Public Religion Research and Third Way have jointly released a new report, Beyond the God Gap, which presents new research on “the beliefs and values underlying attitudes toward politics and cultural and domestic policy issues among white evangelical Protestants, white Mainline Protestants, African American Protestants, and Roman Catholics (Latino and non-Latino), which together account for about three-quarters of the U.S. population.” Highlights from the report include:
On White Evangelicals:
· White evangelicals are not a monolithic group marching in lockstep with the Christian Right.
· Younger white evangelicals are less likely to identify as conservative and are more supportive of relationship recognition for gay and lesbian couples, with a majority (52%) supporting either civil unions or marriage for gay and lesbian couples.

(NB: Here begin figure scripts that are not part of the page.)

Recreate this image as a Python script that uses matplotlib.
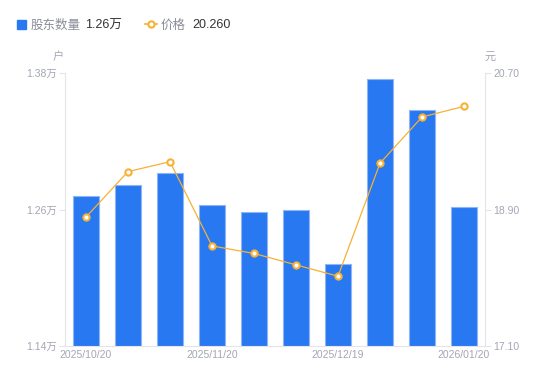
import matplotlib.pyplot as plt
from matplotlib.lines import Line2D

plt.rcParams['font.family'] = ['Liberation Sans', 'Noto Sans CJK SC', 'DejaVu Sans']

dates = ['2025/10/20', '', '', '2025/11/20', '', '', '2025/12/19', '', '', '2026/01/20']
holders = [1.2717, 1.2815, 1.2918, 1.2640, 1.2576, 1.2596, 1.2121, 1.3745, 1.3473, 1.2622]
price = [18.80, 19.40, 19.53, 18.42, 18.32, 18.17, 18.02, 19.51, 20.12, 20.26]

blue = '#2878f2'
orange = '#f7b134'
gray = '#a3a6b4'
axcol = '#e3e5ea'
cjk = ['Noto Sans CJK SC', 'DejaVu Sans']

fig = plt.figure(figsize=(5.5, 3.81), dpi=100)
ax = fig.add_axes([65 / 550, 35 / 381, 420 / 550, 273 / 381])
ax2 = ax.twinx()

x = list(range(len(holders)))
ax.bar(x, holders, width=0.6, color=blue, edgecolor='#8fb5f5', linewidth=0.8, zorder=2)
ax2.plot(x, price, color=orange, lw=0.9, marker='o', ms=4.5, mfc='white',
         mec=orange, mew=1.5, zorder=3)

ax.set_xlim(-0.5, len(holders) - 0.5)
ax.set_ylim(1.14, 1.38)
ax2.set_ylim(17.10, 20.70)
ax.set_yticks([1.14, 1.26, 1.38])
ax.set_yticklabels(['1.14万', '1.26万', '1.38万'])
ax2.set_yticks([17.10, 18.90, 20.70])
ax2.set_yticklabels(['17.10', '18.90', '20.70'])
ax.set_xticks(x)
ax.set_xticklabels(dates)

for a in (ax, ax2):
    for s in a.spines.values():
        s.set_visible(False)
ax.spines['left'].set_visible(True)
ax.spines['left'].set_color(axcol)
ax.spines['bottom'].set_visible(True)
ax.spines['bottom'].set_color(axcol)
ax2.spines['right'].set_visible(True)
ax2.spines['right'].set_color(axcol)

ax.tick_params(axis='y', colors=axcol, labelcolor=gray, labelsize=7.5, length=4, pad=2)
ax2.tick_params(axis='y', colors=axcol, labelcolor=gray, labelsize=7.5, length=4, pad=2)
ax.tick_params(axis='x', length=0, labelcolor=gray, labelsize=7.5, pad=3)

fig.text(58 / 550, 1 - 57 / 381, '户', color=gray, fontsize=8, ha='center', va='center', family=cjk)
fig.text(490 / 550, 1 - 57 / 381, '元', color=gray, fontsize=8, ha='center', va='center', family=cjk)

# legend
yb = 1 - 28.5 / 381
fig.patches.append(plt.Rectangle((17 / 550, 1 - 29 / 381), 9 / 550, 9 / 381,
                                 transform=fig.transFigure, color=blue, figure=fig))
fig.text(31 / 550, yb, '股东数量', color='#8a8d99', fontsize=9, va='baseline', family=cjk)
fig.text(85 / 550, yb, '1.26万', color='#333333', fontsize=9, va='baseline')
fig.lines.append(Line2D([145 / 550, 157 / 550], [1 - 24 / 381, 1 - 24 / 381],
                        transform=fig.transFigure, color=orange, lw=1.2))
fig.lines.append(Line2D([151 / 550], [1 - 24 / 381], transform=fig.transFigure,
                        color=orange, marker='o', ms=4.5, mfc='white', mew=1.5, lw=0))
fig.text(161 / 550, yb, '价格', color='#8a8d99', fontsize=9, va='baseline', family=cjk)
fig.text(192 / 550, yb, '20.260', color='#333333', fontsize=9, va='baseline')

fig.savefig('out.png', dpi=100)
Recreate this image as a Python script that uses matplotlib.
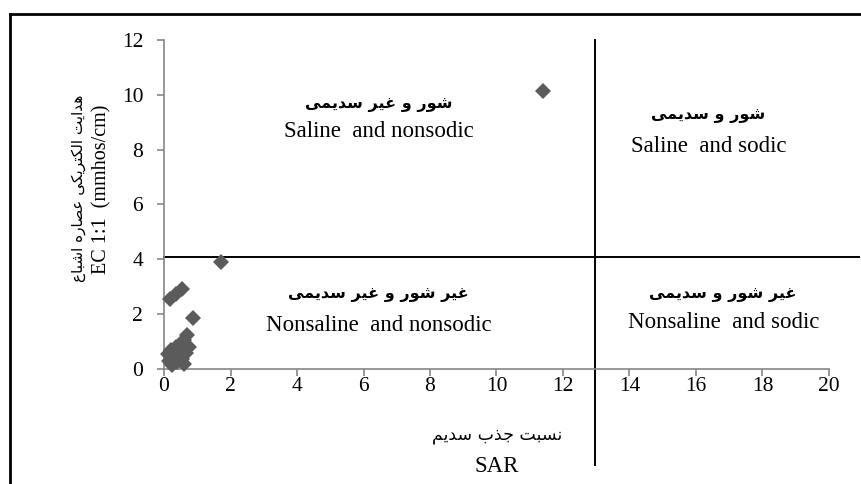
import matplotlib
matplotlib.use("Agg")
import matplotlib.pyplot as plt
from matplotlib.lines import Line2D

# data (SAR vs EC)
sar = [0.12, 0.15, 0.2, 0.25, 0.3, 0.35, 0.4, 0.45, 0.5, 0.55, 0.6, 0.65, 0.7, 0.75, 0.6,
       0.18, 0.36, 0.53, 0.88, 1.70, 11.4]
ec = [0.55, 0.3, 0.7, 0.15, 0.45, 0.8, 0.25, 0.6, 0.9, 0.35, 1.05, 0.6, 1.25, 0.8, 0.2,
      2.54, 2.73, 2.91, 1.87, 3.91, 10.15]
ec_limit = 4.1
sar_limit = 12.95
xticks = list(range(0, 21, 2))
yticks = list(range(0, 13, 2))

# simple arabic/persian shaping: (isolated, final, initial, medial)
FORMS = {
    'ا': ('\uFE8D', '\uFE8E', None, None),
    'ب': ('\uFE8F', '\uFE90', '\uFE91', '\uFE92'),
    'ت': ('\uFE95', '\uFE96', '\uFE97', '\uFE98'),
    'ج': ('\uFE9D', '\uFE9E', '\uFE9F', '\uFEA0'),
    'د': ('\uFEA9', '\uFEAA', None, None),
    'ذ': ('\uFEAB', '\uFEAC', None, None),
    'ر': ('\uFEAD', '\uFEAE', None, None),
    'س': ('\uFEB1', '\uFEB2', '\uFEB3', '\uFEB4'),
    'ش': ('\uFEB5', '\uFEB6', '\uFEB7', '\uFEB8'),
    'ص': ('\uFEB9', '\uFEBA', '\uFEBB', '\uFEBC'),
    'ع': ('\uFEC9', '\uFECA', '\uFECB', '\uFECC'),
    'غ': ('\uFECD', '\uFECE', '\uFECF', '\uFED0'),
    'ل': ('\uFEDD', '\uFEDE', '\uFEDF', '\uFEE0'),
    'م': ('\uFEE1', '\uFEE2', '\uFEE3', '\uFEE4'),
    'ن': ('\uFEE5', '\uFEE6', '\uFEE7', '\uFEE8'),
    'ه': ('\uFEE9', '\uFEEA', '\uFEEB', '\uFEEC'),
    'و': ('\uFEED', '\uFEEE', None, None),
    'ی': ('\uFBFC', '\uFBFD', '\uFBFE', '\uFBFF'),
    'ک': ('\uFB8E', '\uFB8F', '\uFB90', '\uFB91'),
}


def fa(s):
    out = []
    for i, c in enumerate(s):
        if c not in FORMS:
            out.append(c)
            continue
        prev = s[i - 1] if i > 0 else None
        nxt = s[i + 1] if i + 1 < len(s) else None
        jp = prev in FORMS and FORMS[prev][2] is not None
        jn = nxt in FORMS and FORMS[c][2] is not None
        if jp and jn:
            out.append(FORMS[c][3])
        elif jp:
            out.append(FORMS[c][1])
        elif jn:
            out.append(FORMS[c][2])
        else:
            out.append(FORMS[c][0])
    return ''.join(reversed(out))


serif = 'Liberation Serif'
arab = 'DejaVu Sans'

fig = plt.figure(figsize=(8.61, 4.84), dpi=100)
ax = fig.add_axes([0.1905, 0.2376, 0.7723, 0.6798])

ax.plot(sar, ec, linestyle='none', marker='D', markersize=8.5, color='#5b5b5b',
        markeredgewidth=0, clip_on=False, zorder=3)

ax.plot([0, 20.9], [ec_limit, ec_limit], color='black', lw=1.4, clip_on=False)
ax.plot([sar_limit, sar_limit], [-3.5, 12], color='black', lw=1.4, clip_on=False)

ax.set_xlim(0, 20)
ax.set_ylim(0, 12)
ax.set_xticks(xticks)
ax.set_yticks(yticks)
for sp in ['top', 'right']:
    ax.spines[sp].set_visible(False)
for sp in ['left', 'bottom']:
    ax.spines[sp].set_color('#868686')
    ax.spines[sp].set_linewidth(1.2)
ax.tick_params(colors='#868686', labelcolor='black', length=5, width=1.2, direction='out')
ax.tick_params(axis='x', pad=1)
ax.tick_params(axis='y', pad=10)
for lab in ax.get_xticklabels() + ax.get_yticklabels():
    lab.set_fontfamily(serif)
    lab.set_fontsize(15.5)

# quadrant labels
quads = [
    (6.45, 9.63, 8.68, 'شور و غیر سدیمی', 'Saline  and nonsodic'),
    (16.37, 9.26, 8.13, 'شور و سدیمی', 'Saline  and sodic'),
    (6.45, 2.70, 1.60, 'غیر شور و غیر سدیمی', 'Nonsaline  and nonsodic'),
    (16.82, 2.70, 1.68, 'غیر شور و سدیمی', 'Nonsaline  and sodic'),
]
for x, ya, ye, t_fa, t_en in quads:
    ax.text(x, ya, fa(t_fa), family=arab, fontsize=11.5, fontweight='bold',
            ha='center', va='center')
    ax.text(x, ye, t_en, family=serif, fontsize=16.5, ha='center', va='center')

# axis titles
fig.text(497 / 861, 1 - 435 / 484, fa('نسبت جذب سدیم'), family=arab, fontsize=12.5,
         ha='center', va='center')
fig.text(497 / 861, 1 - 467 / 484, 'SAR', family=serif, fontsize=16.5,
         ha='center', va='center')
fig.text(79 / 861, 1 - 188 / 484, fa('هدایت الکتریکی عصاره اشباع'), family=arab,
         fontsize=11, rotation=90, ha='center', va='center')
fig.text(102 / 861, 1 - 189 / 484, 'EC 1:1  (mmhos/cm)', family=serif, fontsize=14.5,
         rotation=90, ha='center', va='center')

# outer frame
fig.add_artist(Line2D([10 / 861, 10 / 861], [0, 1 - 14 / 484], color='black', lw=2))
fig.add_artist(Line2D([10 / 861, 1], [1 - 14 / 484, 1 - 14 / 484], color='black', lw=2))

fig.savefig('out.png', dpi=100)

· White evangelicals’ dual beliefs that they are both part of mainstream society and a persecuted minority group are reflected in two competing postures: a defensive desire to protect threatened values and a more open posture seeking broader social reform.
On White Mainline Protestants:
· Mainline Protestants have moved from a bedrock of the right to a swing constituency.
· Mainline Protestants are the religious group most supportive of abortion rights and legal protections for gay and lesbian people; they are also strong supporters of comprehensive immigration reform.
· Mainline Protestants, for now, vote more conservatively than their views might suggest, supporting McCain over Obama 55% to 44%.
On African American Protestants
· African Americans break the stereotype that high levels of religiosity are always correlated with conservatism and identification with the Republican Party.
· Two competing theological currents are flowing within Black denominations, congregations, and individualsthat affect positions on culture issues: the historic accent on a “social gospel” that emphasizes communal religiosity, political engagement, and a public role of the church in addressing social and economic injustice; and a “prosperity gospel,” which emphasizes individual financial security, family, and personal fulfillment.
· African Americans have been politically aligned with the Democratic Party since the New Deal, but there is a 20-point gap between African Americans over 65 and those under 30 who identify with the Democratic Party (77% to 57%).
On Roman Catholics
· Two major social dynamics affect Catholicism in America. One is attrition of U.S.-born Catholics (approximately 1-in-10 Americans are former Catholics) and the other is immigration among Latino Catholics. While 29% of American Catholics overall are now Latino, among Catholics under 30, nearly equal numbers are Latino (45%) as non-Latino whites (47%).
· The conservative stance of the hierarchy should not be mistaken for the stand of rank-and-file Catholics, whose views generally reflect, or are sometimes more progressive than, the public.
· There are two competing theological currents in American Catholic life, one based on an “ethic of life” that emphasizes individual morality, family and the sanctity of life, and one based on “Catholic Social Teaching,” which upholds the idea of the common good. The former has built bridges between conservative Catholics and evangelical Protestants on abortion and gay rights issues, while the social teaching current has provided strong support for the labor movement and the rights and dignity of immigrants.